Spaziergang auf der Klinge des Messers
Seit einiger Zeit lese ich ab und zu bei dreisechzig.net. Dies ist ein PR-Blog des deutschen XBox Produkmanagers, wobei wir hier ganz offensichtlich einen Corporate-Blog/Business-Blog vorfinden. Zwischen den nicht vermeidbaren „unser-Produkt-ist-besser-als-das-der-Konkurrenz“ Artikeln, finden wir auch wirklich sehr Lesenswertes. Der ganz frisch betitelte „Über Jugendschutz, Importe und Brüste“ ist so ein lesenswerter Text. Man merkt an allen Texten sehr deutlich, dass die Zielgruppe der Xbox360 eine reifere ist, als man dies vom Produkt Videospiel gewöhnt ist.
Dieser aktuelle Eintrag zeigt auch, wie schwierig es ist, der deutsche Produkt-Manager zu sein, welcher zwischen drei Fraktionen balancieren muss und dabei möglichst nicht einer auf den Schlipps treten darf. Zum Thema Klassifizierung/Indizierung von Medien in Deutschland ist genug geschrieben worden, spannend dennoch nun den schwierigen Standpunkt aus der Sicht eines Produk-Managers zu erfahren. Dieser Text steckt voller Gold:
Genauso geht es mir mit Dead Rising. Die Grundidee wär ja sogar noch irgendwie spannend. Wenn ich dann aber höre, daß eines der Spielfeatures ist, möglichst gute Fotos zu schießen, während ein Mensch von Zombies gefressen wird, und das sogar geschickt herauszufordern, weil es für diese Fotos besonders viele Punkte gibt, dann frag ich mich auch, aus welchem Material die Pumpe ist, die bei den Spieldesignern das Blut durch die Adern treibt.
Dead Rising. Der erste große Titel eines japanischen Publishers und einer der Most-Wanted-Titel für diese Plattform. Nun scheint es gewisse Schwierigkeiten zu geben, diesen Titel hier in Deutschland zu veröffentlichen. Wie nun diesen Umstand dem allgemeinen Publikum schmackhaft machen? Genau, die kranken Hirne der Macher an den lokalen Pranger hängen und so den eigenen Arbeitgeber und die USK bloß nicht schlecht aussehen lassen. Da hat jemand ganz genau im Seminar PR-Talk aufgepasst. Ich denke dieser Abschnitt ist der Tiefpunkt des Textes, aber ich gestehe, die Situation ist nun mal schwierig und so wählt man den Weg des geringsten Widerstands.

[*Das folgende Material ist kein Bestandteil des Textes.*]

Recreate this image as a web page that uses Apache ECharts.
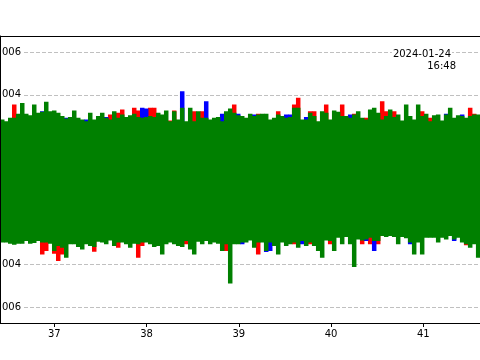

Eine Story lebt von Konflikt, daher ist Gewalt durchaus ein integraler Bestandteil der Erzählung einer Geschichte. Aber doch bitte nicht um ihrer Selbst willen.
Zwar mögen die damaligen Lucas-Arts Adventures, die jener Herr damals grandios übersetzt hat, gewaltfrei gewesen sein, aber spätestens heute, in Zeiten, in denen man Gewalt realistischer als je zuvor darstellen kann, ist diese auch Haupt-Bestandteil 99% aller erfolgreichen Produkte. Ich meine wieso wird sich Dead-Rising wie blöd verkaufen? Doch nicht wegen der Story, sondern weil man Horden von Untoten mit diversen Hausgeräten interagieren lassen kann. Dieser Satz war so überflüssig wie ein Kropf und könnte direkt aus einer Begründung für die Indizierung eines Spieles stammen. Was blieb in Maniac Mansion ungelöst und war Jahre lang Ziel der Spieler? Das Mädchen zu retten und die Geschichte zu beenden, oder Benzin für die Motorsäge zu finden? Soviel zum Thema Gewalt um ihrer Selbst willen. Das Produkt zu managen heißt auch es zu verkaufen und es nicht schlecht zu reden und zu ermahnen, dafür haben wir hier in Deutschland schon genug Kreuzritter, auf der Quest die Spieler vom Übel der Killerspiele befreien zu wollen. (Anmerkung der Redaktion: der Begriff Killerspiel ist wirklich so schlecht, das er wirklich gut ist.)
Dieser Text verdient dennoch Respekt, zeigt er doch vielen den Mittelfinger, ohne zu offensichtlich die böser-Bube-Karte zu verteilen. Die englisch-sprachigen PR-Blogs zur XBox360 sind da viel weichgespülter. Vermutlich wird der PR-Filter von Microsoft Deutschland hier toleranter sein, dem Umstand zu verdanken, dass System-Seller-Titel, dank der USK, dem deutschen Markt vewehrt bleiben. dreisechzig.net sollte man schnell seiner Feed-Liste hinzufügen, da kommen noch viele gute Texte.